**ENTRIES SHOWN**
· · · · · · ·
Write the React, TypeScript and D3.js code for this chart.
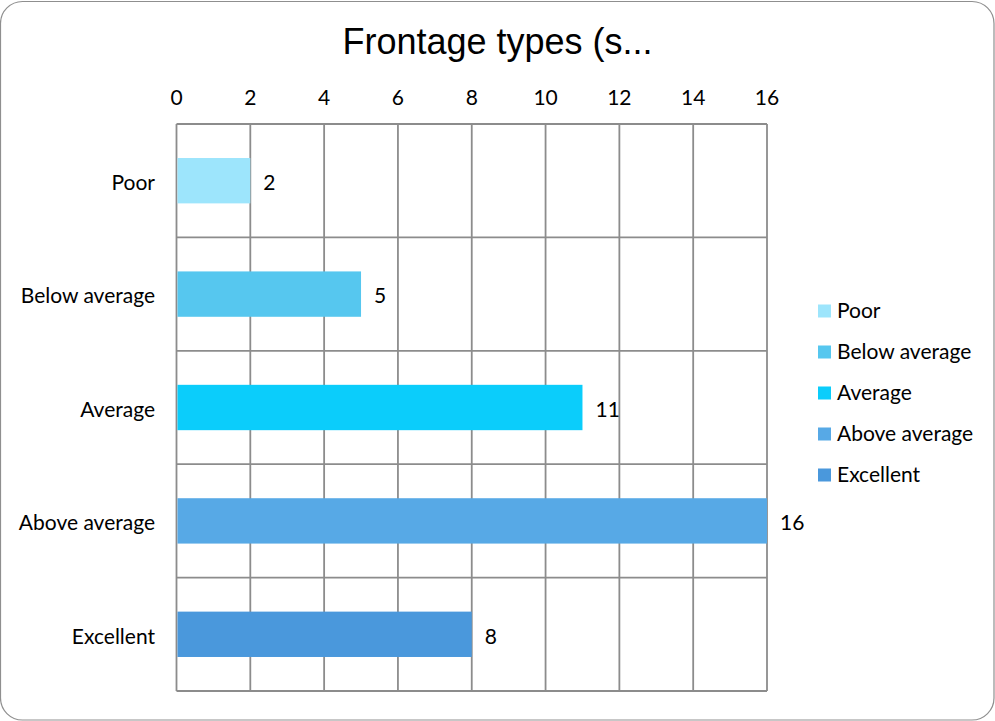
· · · · · · ·
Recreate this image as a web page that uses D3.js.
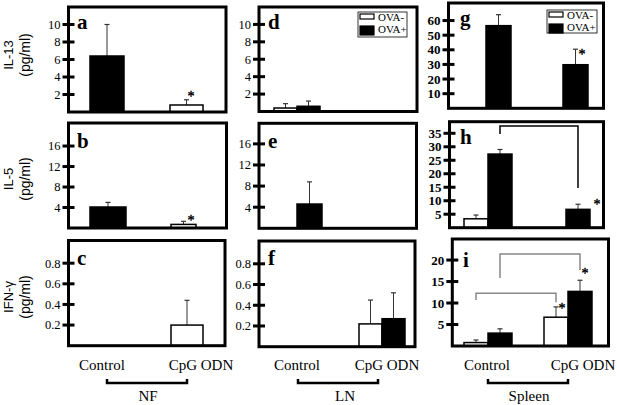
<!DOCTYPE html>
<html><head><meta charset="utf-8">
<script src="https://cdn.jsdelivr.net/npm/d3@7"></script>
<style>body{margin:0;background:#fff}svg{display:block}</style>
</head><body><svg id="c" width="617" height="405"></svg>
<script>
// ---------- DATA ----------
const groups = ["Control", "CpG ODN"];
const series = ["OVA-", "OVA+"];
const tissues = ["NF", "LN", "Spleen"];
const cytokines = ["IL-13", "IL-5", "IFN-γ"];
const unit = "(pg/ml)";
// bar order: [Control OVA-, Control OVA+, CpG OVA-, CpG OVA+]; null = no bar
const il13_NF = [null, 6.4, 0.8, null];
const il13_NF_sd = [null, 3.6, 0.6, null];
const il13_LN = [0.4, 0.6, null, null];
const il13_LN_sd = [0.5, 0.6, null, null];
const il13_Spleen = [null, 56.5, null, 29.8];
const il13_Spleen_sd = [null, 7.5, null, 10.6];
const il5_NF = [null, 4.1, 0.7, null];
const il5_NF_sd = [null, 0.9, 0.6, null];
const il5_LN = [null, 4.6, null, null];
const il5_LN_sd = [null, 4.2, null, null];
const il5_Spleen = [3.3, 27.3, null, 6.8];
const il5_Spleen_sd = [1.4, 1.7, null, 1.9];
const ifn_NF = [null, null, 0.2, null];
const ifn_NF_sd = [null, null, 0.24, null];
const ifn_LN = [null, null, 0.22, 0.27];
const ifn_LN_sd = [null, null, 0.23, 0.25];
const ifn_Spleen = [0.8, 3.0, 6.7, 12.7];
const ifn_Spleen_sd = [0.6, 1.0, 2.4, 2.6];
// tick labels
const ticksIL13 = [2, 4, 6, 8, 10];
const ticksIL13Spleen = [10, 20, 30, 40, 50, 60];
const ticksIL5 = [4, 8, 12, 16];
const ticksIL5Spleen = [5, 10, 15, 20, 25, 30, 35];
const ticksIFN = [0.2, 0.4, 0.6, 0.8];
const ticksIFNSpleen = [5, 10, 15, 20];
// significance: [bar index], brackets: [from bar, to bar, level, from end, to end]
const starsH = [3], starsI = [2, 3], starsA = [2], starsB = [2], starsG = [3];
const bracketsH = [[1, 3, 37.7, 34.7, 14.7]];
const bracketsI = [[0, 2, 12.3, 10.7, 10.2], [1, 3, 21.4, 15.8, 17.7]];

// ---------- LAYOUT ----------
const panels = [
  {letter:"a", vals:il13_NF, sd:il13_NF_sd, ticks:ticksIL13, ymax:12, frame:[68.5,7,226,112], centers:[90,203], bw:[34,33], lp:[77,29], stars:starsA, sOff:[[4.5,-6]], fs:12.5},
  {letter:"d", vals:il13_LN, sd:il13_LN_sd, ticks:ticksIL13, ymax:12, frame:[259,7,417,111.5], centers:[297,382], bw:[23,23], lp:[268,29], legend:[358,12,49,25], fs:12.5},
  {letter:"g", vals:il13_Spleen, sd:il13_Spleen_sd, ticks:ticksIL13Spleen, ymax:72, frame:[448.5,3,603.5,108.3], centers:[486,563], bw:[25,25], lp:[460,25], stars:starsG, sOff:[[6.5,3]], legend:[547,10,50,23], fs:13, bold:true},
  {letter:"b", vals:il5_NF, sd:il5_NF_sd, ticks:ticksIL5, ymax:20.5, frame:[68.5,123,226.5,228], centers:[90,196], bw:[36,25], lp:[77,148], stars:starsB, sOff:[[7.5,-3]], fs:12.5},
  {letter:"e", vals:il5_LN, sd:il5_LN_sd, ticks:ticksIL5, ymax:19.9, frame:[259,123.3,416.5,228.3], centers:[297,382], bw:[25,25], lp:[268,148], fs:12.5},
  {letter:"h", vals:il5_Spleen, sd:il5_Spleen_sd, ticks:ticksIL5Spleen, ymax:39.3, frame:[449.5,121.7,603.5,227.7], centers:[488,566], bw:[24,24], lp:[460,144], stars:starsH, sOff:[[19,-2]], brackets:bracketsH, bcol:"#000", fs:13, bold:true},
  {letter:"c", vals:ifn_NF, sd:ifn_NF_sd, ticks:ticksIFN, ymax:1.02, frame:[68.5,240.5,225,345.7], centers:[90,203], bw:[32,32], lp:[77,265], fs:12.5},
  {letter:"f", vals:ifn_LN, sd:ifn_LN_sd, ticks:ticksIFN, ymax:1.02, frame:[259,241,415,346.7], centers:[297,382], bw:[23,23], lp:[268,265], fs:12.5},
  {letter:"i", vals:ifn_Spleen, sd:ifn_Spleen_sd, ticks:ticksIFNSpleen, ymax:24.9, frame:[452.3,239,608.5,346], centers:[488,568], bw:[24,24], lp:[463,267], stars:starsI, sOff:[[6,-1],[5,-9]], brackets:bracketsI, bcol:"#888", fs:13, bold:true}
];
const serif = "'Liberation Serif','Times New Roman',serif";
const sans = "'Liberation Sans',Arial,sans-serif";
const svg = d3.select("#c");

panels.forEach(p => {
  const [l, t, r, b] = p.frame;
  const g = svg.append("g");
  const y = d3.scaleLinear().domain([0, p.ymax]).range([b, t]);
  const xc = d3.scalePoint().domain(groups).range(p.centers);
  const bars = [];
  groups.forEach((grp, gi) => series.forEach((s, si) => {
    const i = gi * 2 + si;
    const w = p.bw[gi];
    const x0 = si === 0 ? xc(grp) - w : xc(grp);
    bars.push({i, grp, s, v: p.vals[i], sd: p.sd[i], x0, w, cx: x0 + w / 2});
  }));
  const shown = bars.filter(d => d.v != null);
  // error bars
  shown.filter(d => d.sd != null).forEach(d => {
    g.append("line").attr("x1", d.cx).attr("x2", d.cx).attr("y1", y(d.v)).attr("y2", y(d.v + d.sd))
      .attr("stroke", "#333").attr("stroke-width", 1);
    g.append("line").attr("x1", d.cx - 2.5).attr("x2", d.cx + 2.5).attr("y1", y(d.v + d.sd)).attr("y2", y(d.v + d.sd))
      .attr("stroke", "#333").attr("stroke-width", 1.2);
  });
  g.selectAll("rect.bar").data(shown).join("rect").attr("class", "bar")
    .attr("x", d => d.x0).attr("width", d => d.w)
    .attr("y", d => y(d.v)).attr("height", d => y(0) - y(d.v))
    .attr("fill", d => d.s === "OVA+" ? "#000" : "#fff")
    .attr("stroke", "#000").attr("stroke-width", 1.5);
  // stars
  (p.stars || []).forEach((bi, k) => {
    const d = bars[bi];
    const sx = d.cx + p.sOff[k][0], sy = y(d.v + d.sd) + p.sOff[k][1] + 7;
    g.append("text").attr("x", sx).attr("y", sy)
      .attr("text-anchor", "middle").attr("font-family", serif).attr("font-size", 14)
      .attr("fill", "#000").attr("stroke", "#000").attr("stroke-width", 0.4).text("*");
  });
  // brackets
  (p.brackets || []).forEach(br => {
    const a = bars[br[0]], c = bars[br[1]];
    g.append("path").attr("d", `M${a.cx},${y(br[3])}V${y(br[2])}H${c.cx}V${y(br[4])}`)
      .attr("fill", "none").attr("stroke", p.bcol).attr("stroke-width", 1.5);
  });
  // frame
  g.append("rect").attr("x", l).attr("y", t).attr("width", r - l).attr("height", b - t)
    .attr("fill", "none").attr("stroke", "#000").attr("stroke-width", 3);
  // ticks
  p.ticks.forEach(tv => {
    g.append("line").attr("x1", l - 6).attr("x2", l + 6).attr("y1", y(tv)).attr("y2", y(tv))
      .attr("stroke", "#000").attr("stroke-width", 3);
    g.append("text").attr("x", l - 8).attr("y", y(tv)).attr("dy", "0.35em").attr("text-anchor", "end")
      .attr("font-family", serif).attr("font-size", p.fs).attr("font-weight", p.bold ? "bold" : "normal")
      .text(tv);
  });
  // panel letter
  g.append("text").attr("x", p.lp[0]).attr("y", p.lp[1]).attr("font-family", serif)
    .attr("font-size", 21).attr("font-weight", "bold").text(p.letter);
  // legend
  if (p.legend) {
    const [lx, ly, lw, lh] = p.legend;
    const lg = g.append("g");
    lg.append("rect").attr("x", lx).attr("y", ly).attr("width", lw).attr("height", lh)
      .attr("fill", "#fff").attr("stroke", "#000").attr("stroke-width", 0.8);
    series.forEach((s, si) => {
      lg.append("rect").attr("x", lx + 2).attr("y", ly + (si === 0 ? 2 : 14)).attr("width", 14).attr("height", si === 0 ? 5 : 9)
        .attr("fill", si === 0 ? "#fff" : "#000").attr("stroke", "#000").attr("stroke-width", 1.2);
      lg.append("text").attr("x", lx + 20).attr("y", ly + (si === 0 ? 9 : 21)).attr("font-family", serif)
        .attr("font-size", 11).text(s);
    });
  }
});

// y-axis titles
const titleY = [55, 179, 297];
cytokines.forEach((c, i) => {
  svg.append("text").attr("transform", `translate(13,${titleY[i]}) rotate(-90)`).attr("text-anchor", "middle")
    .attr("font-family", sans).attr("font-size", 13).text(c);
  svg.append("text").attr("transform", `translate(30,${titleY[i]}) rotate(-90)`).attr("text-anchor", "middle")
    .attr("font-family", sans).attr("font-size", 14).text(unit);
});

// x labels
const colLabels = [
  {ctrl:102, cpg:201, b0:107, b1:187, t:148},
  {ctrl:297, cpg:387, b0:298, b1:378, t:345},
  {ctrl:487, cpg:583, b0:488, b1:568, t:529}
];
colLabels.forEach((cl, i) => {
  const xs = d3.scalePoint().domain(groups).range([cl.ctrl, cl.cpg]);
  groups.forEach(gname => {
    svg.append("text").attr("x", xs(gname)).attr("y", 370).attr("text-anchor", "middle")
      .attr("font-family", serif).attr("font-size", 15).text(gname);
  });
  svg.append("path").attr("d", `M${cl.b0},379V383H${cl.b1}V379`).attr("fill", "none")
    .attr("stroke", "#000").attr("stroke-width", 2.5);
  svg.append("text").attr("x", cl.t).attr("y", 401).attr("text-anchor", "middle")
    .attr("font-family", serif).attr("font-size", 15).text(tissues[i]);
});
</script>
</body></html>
· · · · · · ·
**THE REQUEST**
Using the listing, copy every line where the word "this" shows up.

**SOLUTION**
Write the React, TypeScript and D3.js code for this chart.
Recreate this image as a web page that uses D3.js.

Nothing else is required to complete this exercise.